Prep Time: 5 minutes
Cook Time: 10 minutes
Yield: 2 servings
This is gold medalist Gwen Jorgensen’s meal of choice. She has oats for breakfast six times a week without tiring of them thanks to this recipe that's been perfected over the years. Topping her bowl with a poached egg (or two!) gives her adequate fuel to get through her morning workout, and it's sure to do the same for you!
Directions
- Heat a pot of water to a simmer for the poached eggs.
- Meanwhile, toast the walnuts in a nonstick skillet over low heat, stirring occasionally.
- Cook the oatmeal in a saucepan by bringing 2 cups of water to a boil with 1/4 teaspoon of salt. Add the oats and cook for 5 minutes, stirring occasionally. If the oatmeal becomes too firm, loosen it with a little more water. Cover to keep warm.

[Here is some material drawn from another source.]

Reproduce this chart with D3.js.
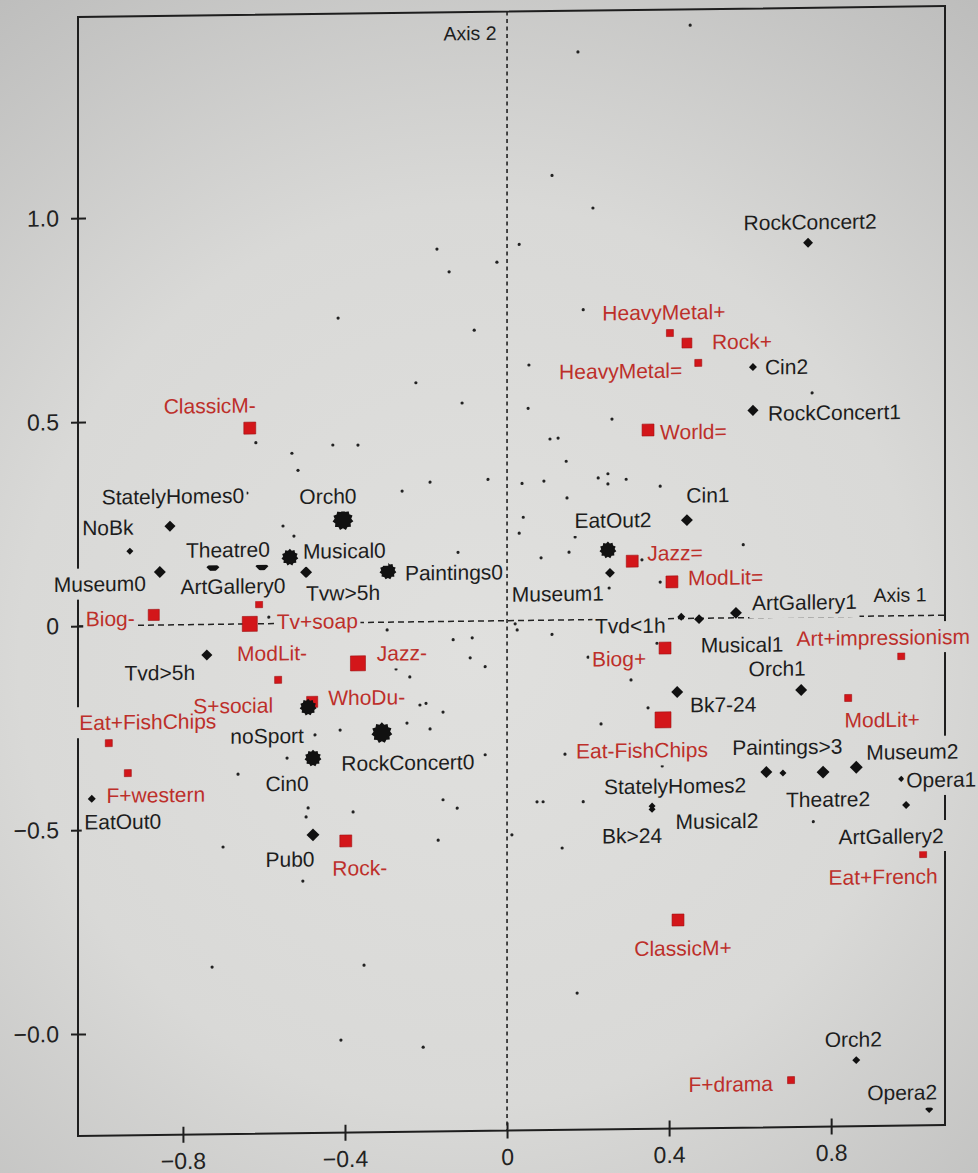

- Add the white vinegar to the pot of simmering water. Break the eggs into individual cups or plates. Gently stir the simmering water in a circular fashion, then drop the eggs into the water one at a time. Do not let the water boil.
- Cook 5 minutes, until the egg whites are set. Remove with a slotted spoon and pat dry with a paper towel. Season with a pinch of salt, if desired.
- Divide the oatmeal into 2 bowls. Top each with sliced banana, chopped walnuts, peanut butter, and a poached egg.